At the start of her episode of Who Do You Think You Are?, Mary says she's still working at an advanced age because she loves her job and she thinks she inherited her "enormous energy" from her father, Alleyne William Steward Berry.

But from whom did her dad inherit this energy? Trying to answer this question, Mary’s journey into the past concentrates on her father’s forebears. “I think they would have been a respectable family,” says Mary. “They would have gone into the traditional jobs, and the girls would be groomed for marriage.”

That’s not quite what Mary discovers as, after stopping off to visit her brothers in Bath, she heads to East Anglia to begin her research. The first forebear she meets is her 2x great grandfather on her grandmother’s side of the family, baker Robert Houghton, born in Norwich in 1798.

“I can really say there’s baking in my family,” says a delighted Mary. More than this, Robert was a successful businessman. Robert supplied bread both to the workhouse and to those who had to seek outdoor relief. This generated huge revenues, but the hours were long and the work was hard.

Just how tough Mary learns when she visits the School of Artisan Food near Mansfield and tries her hand at making bread as her forebear might have prepared it.

She also hears about a whiff of scandal surrounding Robert, when those receiving free bread complained about its quality. Might having been a parish councillor helped Robert both get his contracts and keep criticism at bay? Perhaps, but Mary is still “full of admiration” for Robert’s entrepreneurial spirit.

Next, Mary turns her attention to her grandfather’s side of the family.
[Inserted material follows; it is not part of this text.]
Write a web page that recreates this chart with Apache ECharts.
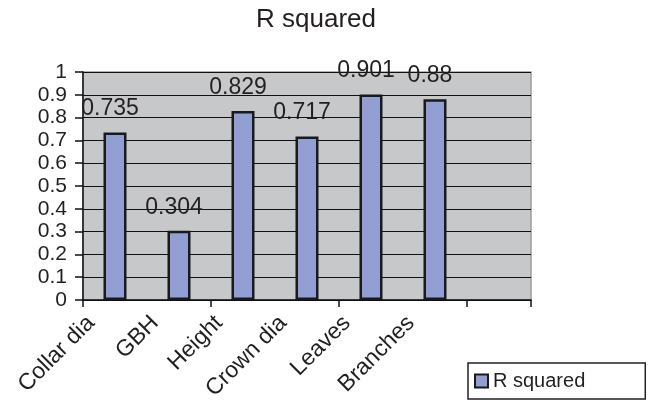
<!DOCTYPE html>
<html>
<head>
    <meta charset="utf-8" />
    <title>R squared</title>
    <script src="https://cdnjs.cloudflare.com/ajax/libs/echarts/6.0.0/echarts.min.js"></script>
    <style>
        body, html {
            margin: 0;
            padding: 0;
            background: #fff;
        }
        #main {
            width: 651px;
            height: 403px;
        }
    </style>
</head>
<body>
<div id="main"></div>
<script type="text/javascript">
    // 数据
    var categories = ['Collar dia', 'GBH', 'Height', 'Crown dia', 'Leaves', 'Branches', ''];
    var rSquared = [0.735, 0.304, 0.829, 0.717, 0.901, 0.88, null];
    var yTicks = [0, 0.1, 0.2, 0.3, 0.4, 0.5, 0.6, 0.7, 0.8, 0.9, 1];

    var font = 'Arial, "Liberation Sans", sans-serif';
    var ink = '#231f20';

    var chart = echarts.init(document.getElementById('main'));
    var option = {
        animation: false,
        title: {
            text: 'R squared',
            left: 251,
            top: 2,
            padding: 5,
            textStyle: { fontFamily: font, fontSize: 26, fontWeight: 'normal', color: ink }
        },
        legend: {
            data: ['R squared'],
            left: 468,
            top: 363,
            orient: 'horizontal',
            padding: [8, 60, 8, 6],
            borderColor: '#222',
            borderWidth: 1.5,
            itemWidth: 13,
            itemHeight: 13,
            itemGap: 4,
            icon: 'rect',
            textStyle: { fontFamily: font, fontSize: 20, color: ink }
        },
        grid: [
            { // 主图
                left: 83, right: 120, top: 72, bottom: 103,
                show: true,
                backgroundColor: '#c7c8ca',
                borderColor: '#9a9a9a',
                borderWidth: 1.5
            },
            { // 只用来放倾斜的类目标签
                left: 59, right: 144, top: 72, bottom: 103
            }
        ],
        xAxis: [
            {
                type: 'category',
                gridIndex: 0,
                data: categories,
                axisLine: { lineStyle: { color: '#111', width: 1.5 } },
                axisTick: { show: true, inside: false, length: 7, lineStyle: { color: '#111', width: 1.5 } },
                axisLabel: { show: false }
            },
            {
                type: 'category',
                gridIndex: 1,
                data: categories,
                axisLine: { show: false },
                axisTick: { show: false },
                splitLine: { show: false },
                axisLabel: {
                    rotate: 45,
                    margin: 25,
                    interval: 0,
                    fontFamily: font,
                    fontSize: 23,
                    color: ink
                }
            }
        ],
        yAxis: [
            {
                type: 'value',
                gridIndex: 0,
                min: yTicks[0],
                max: yTicks[yTicks.length - 1],
                interval: 0.1,
                axisLine: { show: true, lineStyle: { color: '#111', width: 1.5 } },
                axisTick: { show: true, inside: false, length: 8, lineStyle: { color: '#111', width: 1.5 } },
                splitLine: { show: true, lineStyle: { color: '#111', width: 1 } },
                axisLabel: {
                    margin: 16,
                    fontFamily: font,
                    fontSize: 21,
                    color: ink,
                    formatter: function (v) { return String(Math.round(v * 10) / 10); }
                }
            },
            {
                type: 'value',
                gridIndex: 1,
                min: 0,
                max: 1,
                show: false
            }
        ],
        series: [
            {
                name: 'R squared',
                type: 'bar',
                xAxisIndex: 0,
                yAxisIndex: 0,
                data: rSquared,
                barWidth: 23,
                itemStyle: {
                    color: '#919fd2',
                    borderColor: '#1a1a1a',
                    borderWidth: 2.5
                },
                label: {
                    show: true,
                    position: 'top',
                    distance: 12,
                    offset: [-5, 0],
                    fontFamily: font,
                    fontSize: 23,
                    color: ink
                }
            }
        ]
    };
    chart.setOption(option);
</script>
</body>
</html>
Here, there’s a shock in store. Records reveal that Mary’s great-great grandmother, also named Mary, had four illegitimate children, perhaps because she was partner to a man who was unable to marry. Two of the children died young. Having lost a son herself, William who died in an accident, Mary feels this loss keenly.
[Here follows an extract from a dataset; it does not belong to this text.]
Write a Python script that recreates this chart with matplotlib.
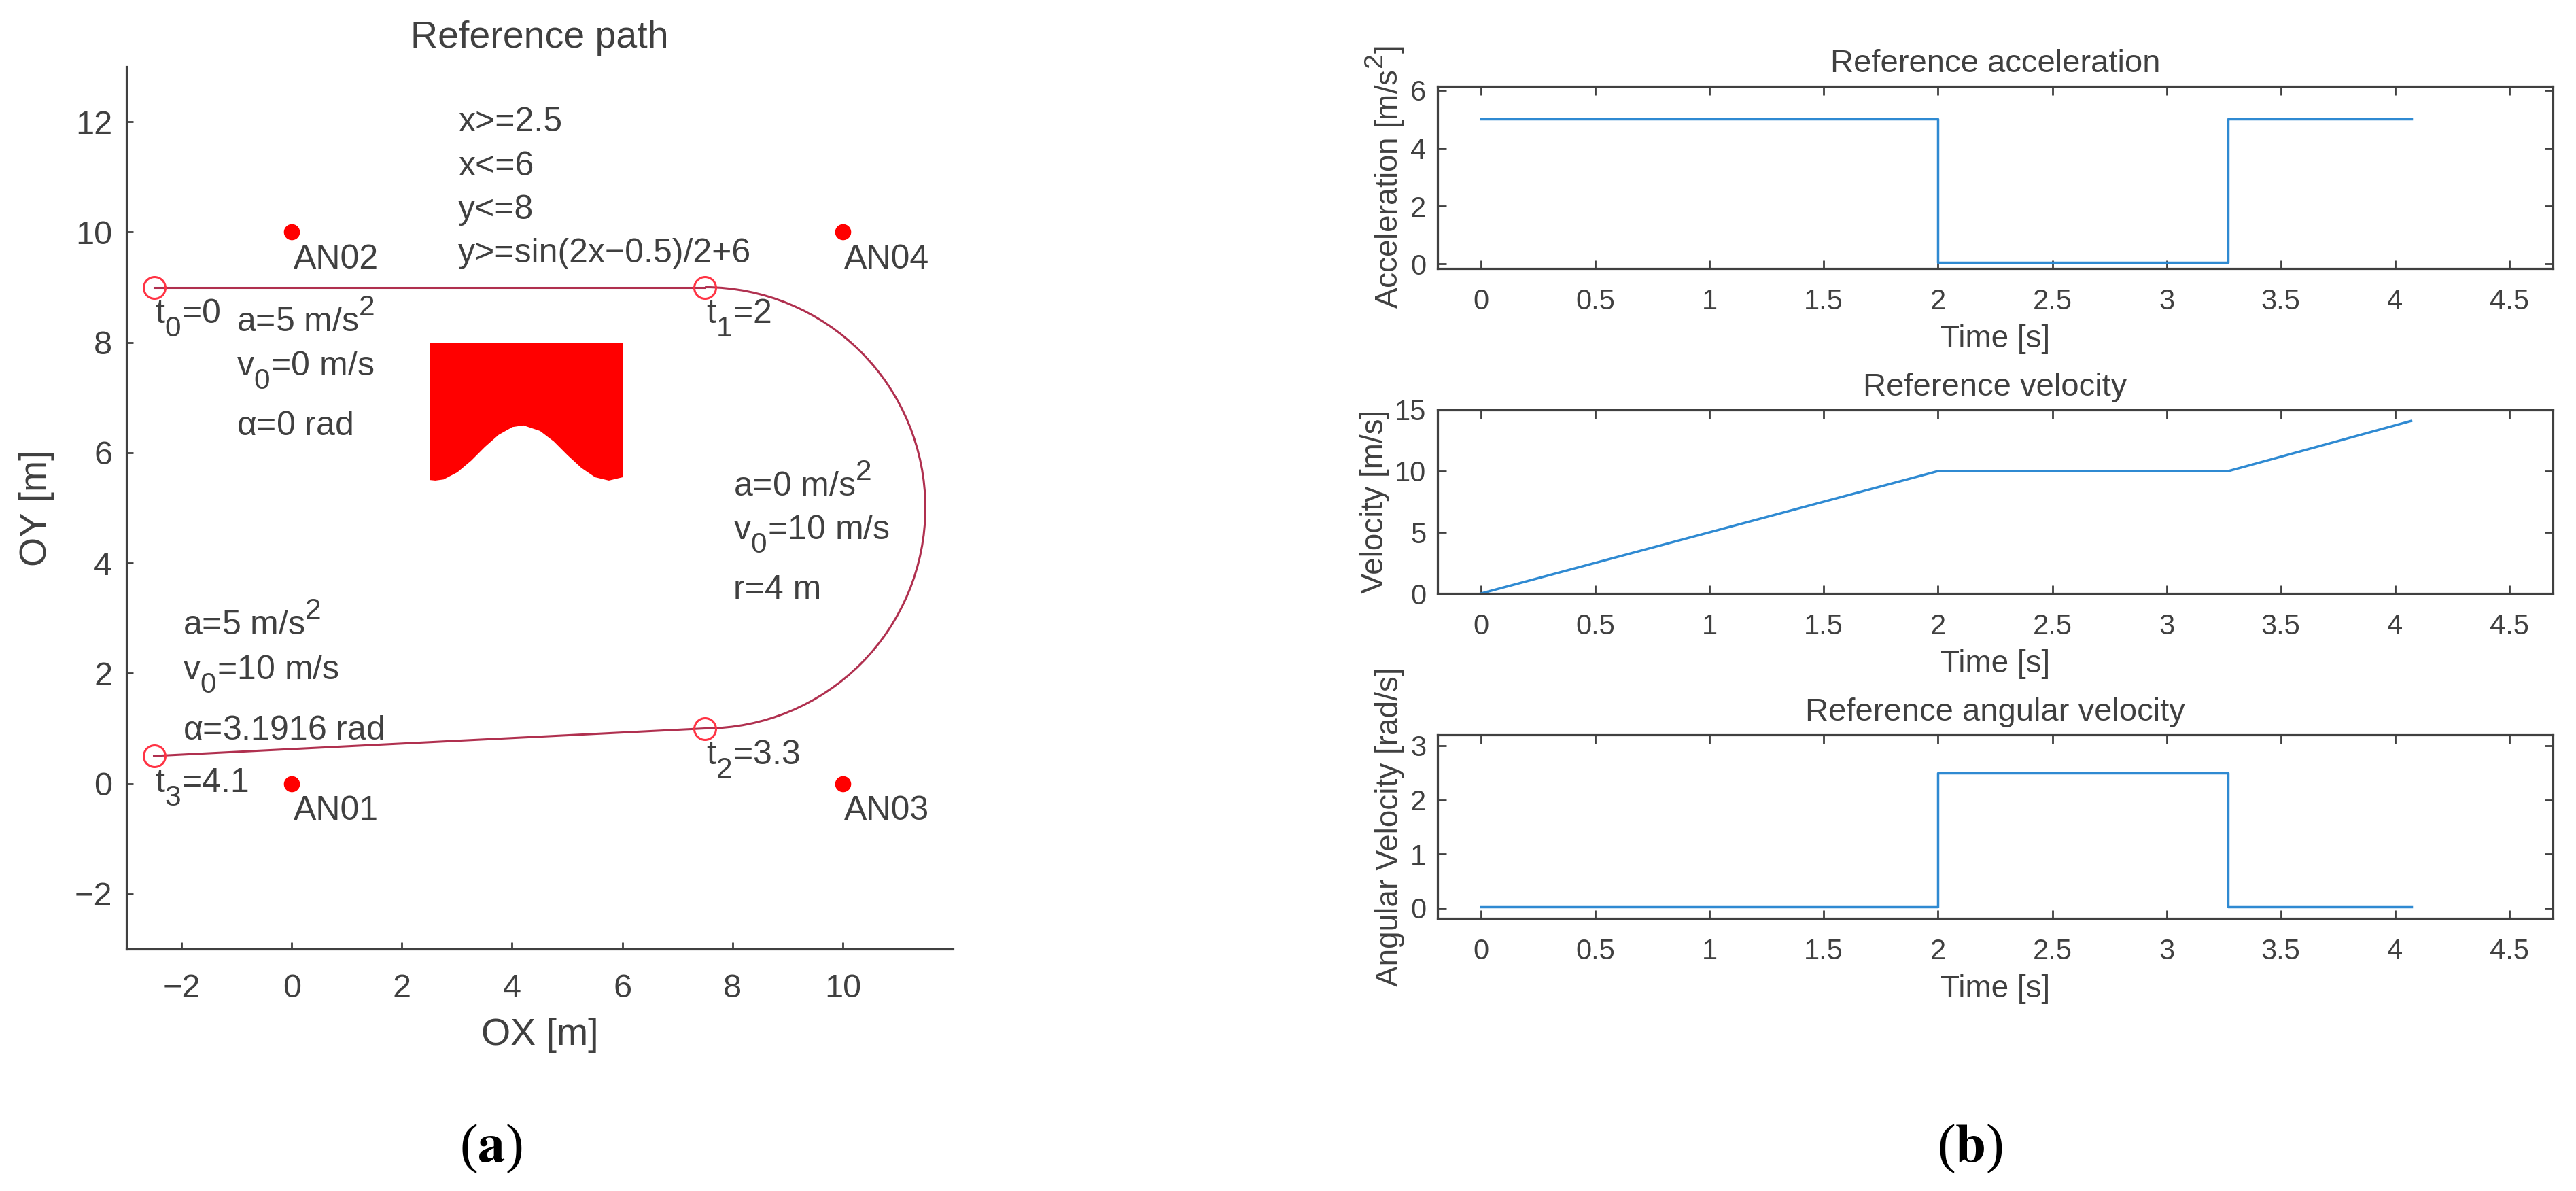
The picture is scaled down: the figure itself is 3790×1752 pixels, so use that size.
import matplotlib
matplotlib.use('Agg')
import matplotlib.pyplot as plt
from matplotlib.patches import Arc
from matplotlib import _mathtext

plt.rcParams['font.family'] = ['Liberation Sans', 'DejaVu Sans']
plt.rcParams['mathtext.default'] = 'regular'
# bigger and further off sub/superscripts, like the MATLAB text
_mathtext.SHRINK_FACTOR = 0.85
_mathtext.FontConstantsBase.sub1 = 0.75
_mathtext.FontConstantsBase.subdrop = 0.75
_mathtext.FontConstantsBase.sup1 = 0.85

W, H = 3791, 1752
DARK = '#404040'
BLUE = '#2f8ad2'
PATH = '#b0304f'

# left panel
line_x = [-2.5, 7.5]
line_y = [9, 9]
back_x = [7.5, -2.5]
back_y = [1, 0.5]
arc_center = (7.5, 5)
arc_radius = 4
wp_x = [-2.5, 7.5, 7.5, -2.5]
wp_y = [9, 9, 1, 0.5]
wp_labels = ['t$_0$=0', 't$_1$=2', 't$_2$=3.3', 't$_3$=4.1']
an_x = [0, 0, 10, 10]
an_y = [0, 10, 0, 10]
an_labels = ['AN01', 'AN02', 'AN03', 'AN04']
obst_x = [2.5, 2.6, 2.75, 3, 3.25, 3.5, 3.75, 4, 4.2, 4.5, 4.75, 5, 5.25, 5.5, 5.75, 6]
obst_y = [5.51, 5.5, 5.52, 5.65, 5.86, 6.11, 6.33, 6.47, 6.5, 6.4, 6.21, 5.96, 5.73, 5.56, 5.5, 5.56]
xy_ticks = [-2, 0, 2, 4, 6, 8, 10]
yy_ticks = [-2, 0, 2, 4, 6, 8, 10, 12]

# right panels
t_acc = [0, 2, 2, 3.27, 3.27, 4.07]
acc = [5, 5, 0.04, 0.04, 5, 5]
t_vel = [0, 2, 3.27, 4.07]
vel = [0, 10, 10, 14.1]
t_ang = [0, 2, 2, 3.27, 3.27, 4.07]
ang = [0.02, 0.02, 2.5, 2.5, 0.02, 0.02]
time_ticks = [0, 0.5, 1, 1.5, 2, 2.5, 3, 3.5, 4, 4.5]
time_labels = ['0', '0.5', '1', '1.5', '2', '2.5', '3', '3.5', '4', '4.5']


def add_ax(fig, x0, x1, y0, y1):
    # pixel box, y measured from the top of the image
    return fig.add_axes([x0 / W, 1 - y1 / H, (x1 - x0) / W, (y1 - y0) / H])


def style_ax(ax, lw=3.2):
    for s in ax.spines.values():
        s.set_linewidth(lw * 0.72)
        s.set_color(DARK)


fig = plt.figure(figsize=(W / 100, H / 100), dpi=100)

ax = add_ax(fig, 186, 1402, 98, 1396)
style_ax(ax)
ax.spines['top'].set_visible(False)
ax.spines['right'].set_visible(False)
ax.plot(line_x, line_y, color=PATH, lw=2.2)
ax.plot(back_x, back_y, color=PATH, lw=2.2)
ax.add_patch(Arc(arc_center, 2 * arc_radius, 2 * arc_radius, theta1=-90, theta2=90, color=PATH, lw=2.2))
ax.fill_between(obst_x, obst_y, 8, color='#ff0000', lw=0)
ax.plot(wp_x, wp_y, 'o', mfc='none', mec='#ff3344', ms=23, mew=2.2, ls='none')
ax.plot(an_x, an_y, 'o', color='#ff0000', ms=16, ls='none')
for x, y, s in zip(an_x, an_y, an_labels):
    ax.text(x + 0.03, y - 0.66, s, fontsize=36, color=DARK)
for x, y, s in zip(wp_x, wp_y, wp_labels):
    ax.text(x + 0.02, y - 0.66, s, fontsize=36, color=DARK)

for y, s in zip([11.83, 11.03, 10.24, 9.45], ['x>=2.5', 'x<=6', 'y<=8', 'y>=sin(2x\u22120.5)/2+6']):
    ax.text(3.02, y, s, fontsize=36, color=DARK)
for y, s in zip([8.19, 7.39], ['a=5 m/s$^2$', 'v$_0$=0 m/s']):
    ax.text(-1.0, y, s, fontsize=36, color=DARK)
ax.text(-1.0, 6.32, r'$\alpha$=0 rad', fontsize=36, color=DARK, math_fontfamily='stix')
for y, s in zip([5.21, 4.42, 3.35], ['a=0 m/s$^2$', 'v$_0$=10 m/s', 'r=4 m']):
    ax.text(8.01, y, s, fontsize=36, color=DARK)
for y, s in zip([2.69, 1.88], ['a=5 m/s$^2$', 'v$_0$=10 m/s']):
    ax.text(-1.98, y, s, fontsize=36, color=DARK)
ax.text(-1.98, 0.80, r'$\alpha$=3.1916 rad', fontsize=36, color=DARK, math_fontfamily='stix')

ax.set_xlim(-3, 12)
ax.set_ylim(-3, 13)
ax.set_xticks(xy_ticks)
ax.set_yticks(yy_ticks)
ax.tick_params(direction='in', length=7.5, width=2, color=DARK, labelcolor=DARK, labelsize=35)
ax.tick_params(axis='x', pad=26)
ax.tick_params(axis='y', pad=15)
ax.set_title('Reference path', fontsize=40, color=DARK, pad=20)
ax.set_xlabel('OX [m]', fontsize=40, color=DARK, labelpad=14)
ax.set_ylabel('OY [m]', fontsize=40, color=DARK)
ax.yaxis.set_label_coords((80 - 186) / (1402 - 186), 0.5)

# panels on the right
boxes = [(127, 395), (603, 873), (1081, 1351)]
series = [(t_acc, acc), (t_vel, vel), (t_ang, ang)]
titles = ['Reference acceleration', 'Reference velocity', 'Reference angular velocity']
ylabels = ['Acceleration [m/s$^2$]', 'Velocity [m/s]', 'Angular Velocity [rad/s]']
ylims = [(-0.16, 6.14), (0, 15), (-0.19, 3.2)]
yticks = [[0, 2, 4, 6], [0, 5, 10, 15], [0, 1, 2, 3]]
ylabel_x = [2069, 2045, 2067]

for i in range(3):
    y0, y1 = boxes[i]
    a = add_ax(fig, 2115, 3756, y0, y1)
    style_ax(a)
    a.plot(series[i][0], series[i][1], color=BLUE, lw=2.5)
    a.set_xlim(-0.19, 4.69)
    a.set_ylim(*ylims[i])
    a.set_xticks(time_ticks)
    a.set_xticklabels(time_labels)
    a.set_yticks(yticks[i])
    a.tick_params(direction='in', top=True, right=True, length=9, width=2, color=DARK,
                  labelcolor=DARK, labelsize=30)
    a.tick_params(axis='x', pad=21)
    a.tick_params(axis='y', pad=12)
    a.set_title(titles[i], fontsize=34, color=DARK, pad=15)
    a.set_xlabel('Time [s]', fontsize=33, color=DARK, labelpad=9)
    a.set_ylabel(ylabels[i], fontsize=33, color=DARK)
    a.yaxis.set_label_coords((ylabel_x[i] - 2115) / (3756 - 2115), 0.5)

fig.text(722 / W, 1 - 1690 / H, r'($\mathbf{a}$)', fontsize=58, family='Liberation Serif',
         math_fontfamily='stix', ha='center', va='center', color='black')
fig.text(2898 / W, 1 - 1690 / H, r'($\mathbf{b}$)', fontsize=58, family='Liberation Serif',
         math_fontfamily='stix', ha='center', va='center', color='black')

fig.savefig('out.png', dpi=100, facecolor='white')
More shocks follow. Mary’s father, Christopher, was a printer and publisher, seemingly a well-to-do man. However, in 1811, he was declared bankrupt. He kept his printing press, but doesn’t seem to have been much of a father and may even have deliberately abandoned the family. His wife and six of his eight children were forced to enter a notorious local workhouse where “beds and bedding swarmed with vermin”.

Yet Christopher clearly had an income, because he was ordered to pay 20 shillings a week towards their upkeep. Three of his children died in the institution. Mary continued to live with her father, but it seems unlikely she had much respect for him. When her children came along, she didn’t name them after Christopher, the custom at the time. Instead, she named two of her sons for her lost siblings.

As for Mary, the 1851 census shows her as a stay maker, someone who made corsets. The two of her sons who survived became, respectively, a carpenter and a printer. Edward, Mary’s great-grandfather was with her when she died at the age of 70.

“In a way, I think that’s a happy ending,” says Mary. She finishes by visiting her grandparents’ graves. She’s not sure whether her own character owes more to Mary’s indomitable spirit or Robert Houghton’s drive, but she’s tremendously proud of both.